Friday 14 September 2007
My mate Ras Bodik has just produced a blog covering his new "parallel browsing" project. It's a great read, especially the slides (which don't display correctly in Mac's Preview, but do in Acrobat Reader). There's some great observations and ideas in there, plus some neat preliminary results about parallel lexing. The bottom line is that future generations of devices will need a web browser that can efficiently utilize tens to hundreds of CPU cores.
This is extremely challenging for many reasons:
- Existing browser engines are written in C++, which offers only a classic multithreaded parallel programming model: threads, shared memory, locks, semaphores, etc, plus hand-rolled lock-free primitives. These tools are very difficult to use and mostly don't scale very well. There is no direct support for optimistic concurrency.
- Amdahl's Law means that cherry-picking a few optimization opportunities won't be enough to scale to a large number of cores. We will have to work parallelism through every stage of the browser's processing.
- It's not at all clear how much of what the browser does can be parallelised. Ras' group's work on parallel lexing is a small first step. Can one write an HTML5 parser in parallel, and if so, how? How about JS/DOM manipulation? Layout? Rendering? The programming model we expose to Web developers is inherently single-threaded and I don't think we should change that.

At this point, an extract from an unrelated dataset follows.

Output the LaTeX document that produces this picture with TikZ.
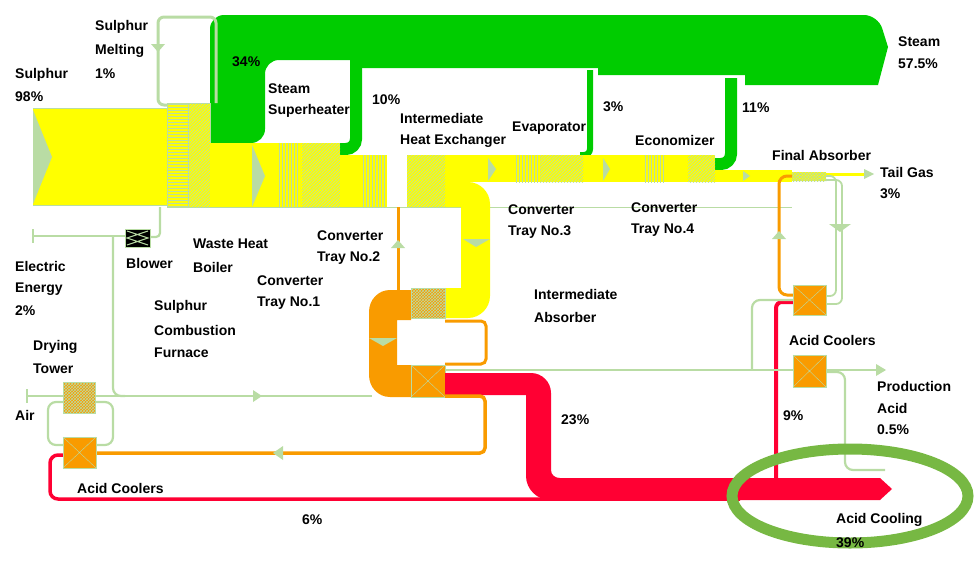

- Massive changes to browser code (including rewriting it in a different language) are very risky, and can damage compatibility credibility.
- Our debugging and profiling tools are already crappy for mostly single-threaded code. Debugging and profiling parallel code will be much harder.
- Browsers rely on a lot of platform library code. That code also needs to be refitted for scalable parallelism or it will become a bottleneck.
Bottom line: writing a good browser engine is already really hard. Requiring scalable parallelism adds a whole new dimension of engineering difficulty, and poses a bunch of research-level questions which we don't yet have answers for.
I plan to blog about my thoughts on these issues and how they might be solved. But my impression is that it will be very difficult for existing browsers to move into multicore territory, due to language choices, the difficulty of refitting existing code, compatibility with existing code consumers, a desire to not compromise single-core performance, and the enormous risk of a large investment in a long development cycle with no guarantee of success.
I believe there is a huge disruption opportunity here: an effort focused on building a new parallel browser, with no interest in single-core performance, which can rethink all engineering choices, could start by filling a niche and eventually dominate. It could also flame out spectacularly! It would be great territory for a startup, if VCs weren't obsessed with creating the next great social networking site. It's good territory for research --- Ras is on the money. I do hope that if such a disruptive effort wins, the code is open source. I'm not sure what can be done to help ensure that.